When I was in the 7th grade, I had a Valentine. We dated for six months before we really made out... lots of hand holding.
When it happened, we broke up soon after. I really don't think the relationship was ready for that level of physical intimacy.
I had a Valentine in my freshman year of high school... a sophomore. She was cool. She liked the Ramones and the Lunachicks, and she could makeout with gum in her mouth. I could never find where she was hiding it, but I tried. I bought her perfume and gave it to her at Mimi's pizzeria on the Upper East Side. She told me, upon acceptance, that she didn't really wear perfume. Why she couldn't just graciously accept, I have no idea... that bothered me and we broke up soon after.
I often wonder what happened to that perfume.
When I was a senior, I was in the middle of a serious two year high school romance. Valentine's Day was the end of a long string of relationship capex. November: Anniversary. December: Christmas. January: Birthday. February: Valentine's Day. Love was an expensive proposition.
She doesn't talk to me anymore, even though she lives about three blocks away from me now, but there's still something that persists from that relationship: A black Pink Floyd t-shirt. Its 10 years old now, and there's not a single hole in it. I wear it to the gym and its been washed a million times. Its faded, but like Keith Richards, it cannot be killed by conventional weapons.
As a junior in college, Valentine's Day got me back into a relationship with my best college friend. I was smitten for two years and she was... well... looking for a boyfriend. That lasted until I realized that this wasn't the ultimate culmination of three years of emotional friendship... but instead a boyfriend beartrap that I stumbled into in the hopes of a tuna sandwich. Tigers are kind of stupid that way. Growl.
She'll be getting married later this year.
The year after college, I dated a girl who wanted to change the world. I made her some kind of fake meat tortilla for Valentine's Day, which she didn't really eat, because it still looked like meat. I threw myself at her for six months, we dated for six months, got dumped, then tried unsuccessfully to prove to her that she'd regret dumped me by being the best guy on the face of the earth. This included helping her move to Ohio, where she ultimately fell for her Americorps supervisor.

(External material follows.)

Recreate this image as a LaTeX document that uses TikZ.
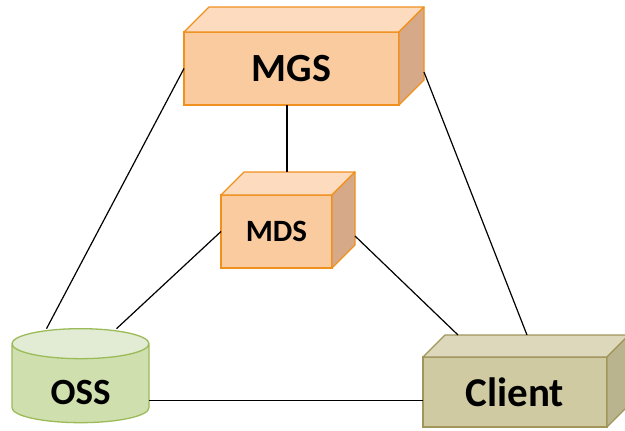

I guess getting a girl like that to fall for a guy working for the General Motors Corporation was a bit of a longshot. Perhaps if we oppressed the weak a little less and curbed some of the polluting, and if she hadn't seen Roger & Me things might have gone differently.
Damn you Michael Moore.
Last year, I dated a girl who seemed to want to be everyone's Valentine... like in bars and with guys that she had been with before. Sketchy sketchy. I did like her cat, though, and I don't even really like cats.
Her actual cat. Get your mind out of the gutter.
And now? And now after all that I've been through, I think I know less about love than I ever did before. Sometimes, I really thought I knew what I want and other times, I really knew what I want and couldn't get my stupid male mind to accept it. I go after what isn't good for me, and kick and scream when things seem just right.
I'm not real bright and I'm far from as in touch with this part of myself as I need to be. Regrets? I have the growing suspicion that I now have them. Hope? Yes, everyday. I hope for clarity of vision... to see into myself and understand who I want to be, and therefore, who I want to be with. The search for others really is a search for self and I think things don't work out when you forget that its just as much about you as it is about the other person. If you don't have all your ducks in a row, forget about the doves.
Someone should write the "Art of Love" and model it after the "Art of War." Know thyself. I hope I figure it all out one day... and soon, before my ducks and doves start pecking away at each other.